Given the accessibility of pharmacies to most South Africans — Clicks says half of the country’s population now lives within 5.2 kilometres of one of its outlets — the announcement that pharmacies have been given the green light to allow specially trained pharmacists to manage and prescribe medication to patients with HIV and tuberculosis (TB) is particularly encouraging, providing them with increased access to medicines.

Pharmacists permitted to prescribe HIV and TB medication need to have successfully completed the Pharmacy-Initiated Management of Antiretrovial Treatment (Primart) training course.

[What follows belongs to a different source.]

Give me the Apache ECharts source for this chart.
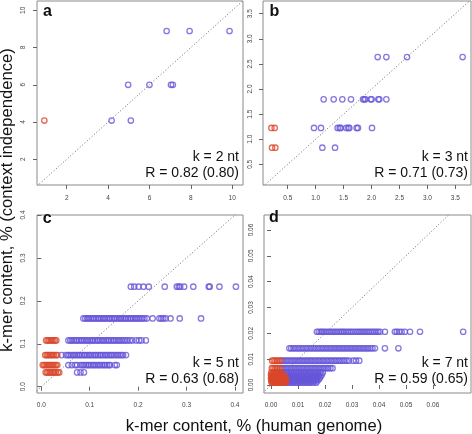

HIV and TB remain very prevalent in South Africa. It is estimated that more than eight-million people are HIV positive, with the country recording a small annual uptick in HIV-related deaths. In 2021, approximately 300,000 new TB infections were recorded, with the disease resulting in 56,000 deaths. This is despite TB being preventable and curable. However, the disease needs to be treated early to stop infections from spreading and so patients don’t become resistant to the drugs used to treat it.

A new TB vaccine aimed at stopping people from contracting the disease is undergoing clinical trials. While there are many TB vaccines in various stages of testing, the one showing the most promise for ending TB is M72.

In South Africa, newborn babies receive the bacille Calmette-Guerin (BCG) vaccine developed in 1921 to protect them against TB. The effect of the BCG vaccine only lasts 10 to 15 years. If the M72 lives up to its promises, it could provide a booster vaccine to provide teenagers and adults with protection against TB.